Getting it out “there”

Where is this proverbial “there” that so many people talk about? I’ve immersed myself in Facebook, Twitter and this site as well as launching myself on various Book related websites to pretty much say “Hello all of you” to those who exist in that place called “there”.

It’s funny, there’s a modicum of pride that three people have purchased my book (yes I know, three people aren’t I an amazing top selling author!) I’ve obviously got to wait for the Kindle to go live on the 26th January due to my over-complicating a simple program/selection but you live and learn.

I’ve tried implementing myself as best I can as a new boy on the scene (hopefully not so new that other more established authors in their gang will flush my head down the toilet like big school!!!) I’m gaining a few followers, getting a few visits but I’m just happy to see where everything goes from here. The fact it is there in the first place is quite an achievement and it may not go stellar in the literary world it’s still more than I had a few weeks ago.

It is a funny feeling though, filling in endless author bios, book listings and such like on the multitude of websites that aim to let you be seen by the people from “there”. I can’t count how many times I’ve filled it in over the last 48 hours but hopefully every little helps and it may get enough interest to keep me going in this strange world of publishing, authors and books.

I’m of no illusion that this whole world is for me to create as I’ve gone into it totally on my own. I haven’t enlisted one of the numerous social media promotion services or some of the mortgage requiring PR agencies that offer bright lights and fancy websites to say…..come here, pay me lots and we will do……something for your book. Hell I even saw one with Sylvester Stallone featured in a photo. If they are guaranteed to get him to read it and pass it onto some screenwriters than I could think about forking out some massive amount of cash but until then I’ll stay small thank you and go as much off my own back as I can.

Hell you can even pay for the service of someone reading your book to then write you a review you can use. Doesn’t that sound lovely? But then I’d always be plagued by the idea that they only wrote something positive so they can make their money and make me as the author feel better. No thanks, I’ll take the rough with the smooth. I’m no idiot, I know some people will not like what I’ve done and there will be those that think they should and hopefully some who genuinely do like it. But you know what, for me that’s life, peaks and troughs ups and downs.

In reality though this is an entirely new world to me. No matter how much you research, read and think you know the actual process of going it alone is quite a daunting place.

Still it’s fun to say “I’m published don’t you know” (in some lah-de-dah voice just to make it feel all the more important). In fairness though it’s never been about that, it’s always been about sharing the fact that I did this, I created a story and characters from the depths of my own head and if you want to read it then now you can. There is inherently an immense amount of pride with all of this knowing that without me and my mad mind that I wouldn’t even be on this blog spouting what it is that I made from scratch.

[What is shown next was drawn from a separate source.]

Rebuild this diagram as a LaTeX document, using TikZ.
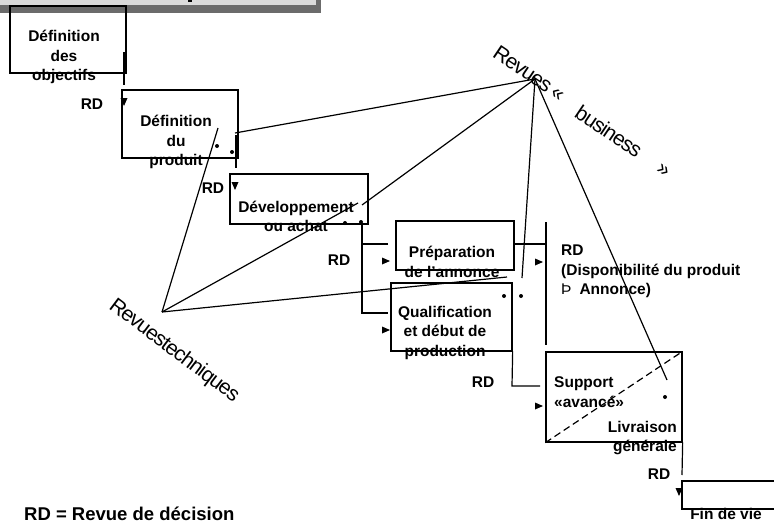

That aside though I still have my day (afters and nights shift) job that fills my time, a wife and three amazing little ones to keep me busy and entertained. Speaking to a friend about this whole Footprint On The Other Side affair she asked how I could have written a book with everything I already have on. You now what I have no idea, I’m sure my wife would say I’ve spent many hours being a “grunting gargoyle” on the sofa staring into the depths of Word as I try to pour my mixed mashings of ideas into something coherent on the screen.

To be fair I have every intention to keep this up and to even share the process I went through from start to finish to get this all ready. For those who want to know I’m going to share how I created Dinymour, Jack James and the whole saga that goes to make the story what it is.

Stick with me, this will be a long ride and hopefully together we will get Footprints into the mainstream and expose this elusive “there” that everyone seems to talk about.